And then from another friend, a veteran of the broadcasting industry, who also sent me the article. My response:

whether right or wrong i don't think it's going to change much. there has been a huge shift in where the value resides and i just don't see it going back to the 'old days'....content now equals marketing. the value of it has sunk to a fraction of what it once was and that's because you can't control bits and that it's better for bits to circulate as they then reach more people. so i'm kind of torn on the topic....it sucks that the $ have been drained from the content businesses (and repositioned with aggregators...a future blog post i'm working on), but stamping our feet and pounding our fists isn't going to change it as far as i can see.  what do you think?

I agree with you.  It seems useless to call for a return to the good old days because they're gone.  I also don't think it will kill creativity. Culture has always been 99.5 percent crap anyway, but somehow the good stuff always gets out. Plus it seems like most semi-successful musicians have horror stories about getting ripped off by record companies. Maybe there are positives to all this.  You should try to find footage of Roger McGuinn testifying in hearings about file sharing and talking about how he never made more than 10 thousand dollars on any of the Byrds albums.

Having talked to people about this topic over the years I'm more interested than ever in collecting more viewpoints, or data points, as researchers like to call them. Whether you're a musician or fan or just a vaguely interested civilian, do chime in.

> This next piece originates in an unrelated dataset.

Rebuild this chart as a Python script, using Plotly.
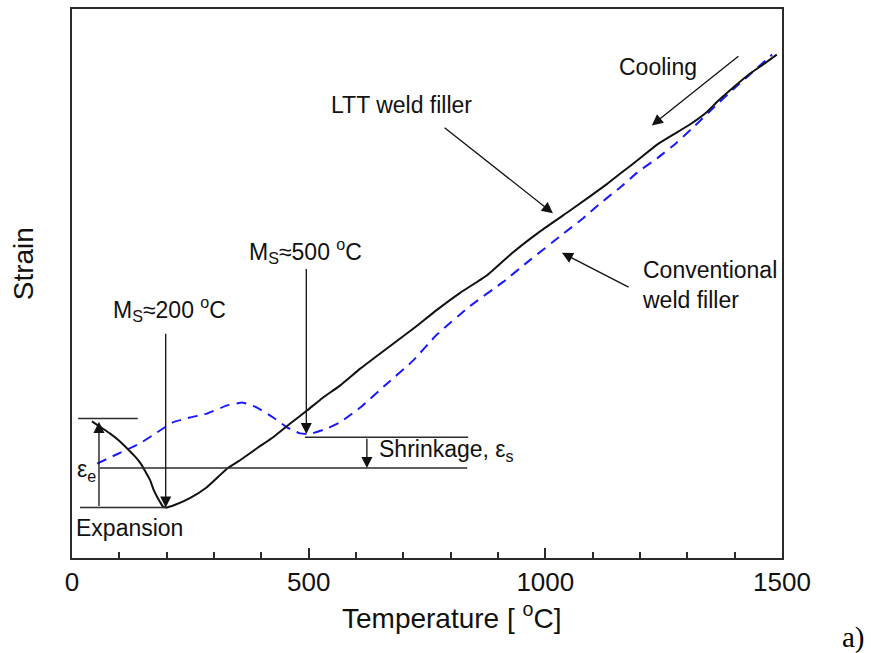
import plotly.graph_objects as go

# Strain (arbitrary units) versus temperature during cooling
ltt_temp = [42, 61, 80, 99, 116, 133, 146, 156, 165, 173, 180, 186, 192, 199, 218, 249,
            285, 328, 355, 391, 425, 461, 497, 530, 566, 609, 661, 720, 771, 820, 877, 932,
            989, 1059, 1130, 1164, 1200, 1236, 1270, 1306, 1342, 1363, 1397, 1432, 1462, 1489]
ltt_strain = [24.9, 23.8, 22.7, 21.4, 20.0, 18.5, 17.1, 15.6, 14.2, 12.3, 11.1, 10.2, 9.4, 9.2,
              9.7, 10.9, 12.9, 16.3, 17.8, 20.0, 22.0, 24.5, 26.9, 29.2, 31.4, 34.5, 37.9, 41.7,
              45.2, 48.3, 51.5, 55.7, 59.5, 63.7, 68.1, 70.4, 72.8, 75.3, 77.1, 79.0, 81.3, 83.1,
              85.7, 88.2, 90.0, 91.7]

conv_temp = [53, 95, 144, 180, 213, 249, 285, 328, 361, 391, 425, 454, 482, 503, 539, 566,
             609, 666, 720, 771, 841, 911, 968, 1037, 1080, 1116, 1158, 1194, 1236, 1278,
             1312, 1354, 1405, 1443, 1479]
conv_strain = [17.2, 18.9, 20.9, 22.9, 24.7, 25.6, 26.3, 27.8, 28.3, 27.4, 25.6, 23.8, 22.7,
               22.6, 23.6, 24.7, 27.4, 31.8, 35.9, 40.7, 45.9, 50.3, 54.3, 59.0, 61.9, 64.6,
               67.5, 70.2, 72.8, 75.7, 78.4, 81.9, 86.0, 88.9, 91.7]

x_ticks = [0, 500, 1000, 1500]

# Reference levels: (strain, temperature from, temperature to)
ref_levels = [
    (25.4, 13, 139),    # LTT strain at room temperature
    (9.2, 17, 199),     # LTT minimum at Ms
    (16.4, 59, 835),    # conventional strain at room temperature
    (22.0, 492, 837),   # conventional minimum at Ms
]

# Arrows: (tip temperature, tip strain, tail temperature, tail strain)
arrows = [
    (57, 24.8, 57, 9.2),        # expansion, eps_e
    (198, 9.2, 198, 41.1),      # Ms ~ 200 C
    (495, 22.6, 495, 52.9),     # Ms ~ 500 C
    (623, 16.4, 623, 22.0),     # shrinkage, eps_s
    (1016, 62.8, 784, 78.6),    # LTT weld filler
    (1035, 55.6, 1179, 49.2),   # conventional weld filler
    (1225, 78.8, 1411, 91.6),   # cooling direction
]

# Labels: (text, temperature, strain, x anchor)
labels = [
    ("M<sub>S</sub>≈200 <sup>o</sup>C", 205, 45.4, "center"),
    ("M<sub>S</sub>≈500 <sup>o</sup>C", 494, 55.9, "center"),
    ("ε<sub>e</sub>", 30, 16.0, "center"),
    ("Expansion", 122, 5.4, "center"),
    ("Shrinkage, ε<sub>s</sub>", 644, 19.6, "left"),
    ("LTT weld filler", 697, 82.6, "center"),
    ("Conventional<br>weld filler", 1200, 49.7, "left"),
    ("Cooling", 1238, 89.5, "center"),
]

FONT = "Liberation Sans, Arial, sans-serif"
INK = "#2b2b2b"

fig = go.Figure()
fig.add_trace(go.Scatter(
    x=conv_temp, y=conv_strain, mode="lines",
    line=dict(color="#1a1aff", width=2, dash="10px,7px", shape="spline", smoothing=0.4),
    hoverinfo="skip", showlegend=False))
fig.add_trace(go.Scatter(
    x=ltt_temp, y=ltt_strain, mode="lines",
    line=dict(color="#111111", width=2, shape="spline", smoothing=0.4),
    hoverinfo="skip", showlegend=False))

for level, t0, t1 in ref_levels:
    fig.add_shape(type="line", xref="x", yref="y", x0=t0, x1=t1, y0=level, y1=level,
                  line=dict(color=INK, width=1.5))

for tx, ty, sx, sy in arrows:
    fig.add_annotation(x=tx, y=ty, ax=sx, ay=sy, xref="x", yref="y", axref="x", ayref="y",
                       text="", showarrow=True, arrowhead=2, arrowsize=1.7, arrowwidth=1.3,
                       arrowcolor="#111111", standoff=0, startstandoff=0)

for text, tx, ty, anchor in labels:
    fig.add_annotation(x=tx, y=ty, xref="x", yref="y", text=text, showarrow=False,
                       xanchor=anchor, yanchor="middle", align="left",
                       font=dict(family=FONT, size=23, color="#111111"))

# Axis titles and panel tag
fig.add_annotation(x=0.534, xref="paper", y=-0.105, yref="paper",
                   text="Temperature [ <sup>o</sup>C]", showarrow=False,
                   xanchor="center", yanchor="middle",
                   font=dict(family=FONT, size=28, color="#111111"))
fig.add_annotation(x=-0.069, xref="paper", y=0.535, yref="paper", text="Strain",
                   textangle=-90, showarrow=False, xanchor="center", yanchor="middle",
                   font=dict(family=FONT, size=28, color="#111111"))
fig.add_annotation(x=1.100, xref="paper", y=-0.145, yref="paper", text="a)",
                   showarrow=False, xanchor="center", yanchor="middle",
                   font=dict(family="Liberation Serif, Times New Roman, serif", size=29, color="#000000"))

fig.update_xaxes(
    range=[0, 1500], tickvals=x_ticks, ticktext=[str(v) for v in x_ticks],
    ticks="inside", ticklen=10, tickwidth=1.5, tickcolor=INK,
    minor=dict(ticks="inside", dtick=100, ticklen=6, tickwidth=1.5, tickcolor=INK),
    showline=True, linecolor=INK, linewidth=2, mirror=True, showgrid=False, zeroline=False,
    tickfont=dict(family=FONT, size=26, color="#111111"),
)
fig.update_yaxes(
    range=[0, 100], showticklabels=False, ticks="",
    showline=True, linecolor=INK, linewidth=2, mirror=True, showgrid=False, zeroline=False,
)
fig.update_layout(
    width=871, height=653,
    margin=dict(l=72, r=89, t=7, b=95),
    paper_bgcolor="white", plot_bgcolor="white",
    showlegend=False,
)

fig.write_html("out.html")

I think the situation we have, whether it's a question of music or podcasting or blogging or whatever the creative pursuit may be, is one in which so many people want in and it's never been easier to get in. That's both the reality and the problem. Or is it a problem? Will that which has some inherent quality make its way through the flotsam? And/or are we looking at a situation in which value has been radically rearranged...so that what has been considered the locus of value for hundred of years i.e. the piece of work and the right to reproduce it, has been replaced in this next phase of evolution by distribution and aggregation functions? Just as sites like Craigslist have had their effect on the business models of newspapers, perhaps the creative industries are being similarly, permanently, reconfigured, with the closest thing to an 'answer' being crowdfunding one year, some sort of group investor model the next, maybe throw in some patrons of the arts. More questions than answers, for sure, but to blame the Internet and think that we're somehow going to be able to go back to how things were seems like a waste of everyone's creative talents.

7 comments:

  1. bill m (via facebook) the old model is dead. any art form that can be compressed to electronic file and shared via download is dead as commodity. which means that creators of such stuff now need to get their money up front, or else they're working for the love of it. but options such as kickstarter and indiegogo do allow for remuneration up front, which suggests a new paradigm. We all just need to remove these boxes we're wearing.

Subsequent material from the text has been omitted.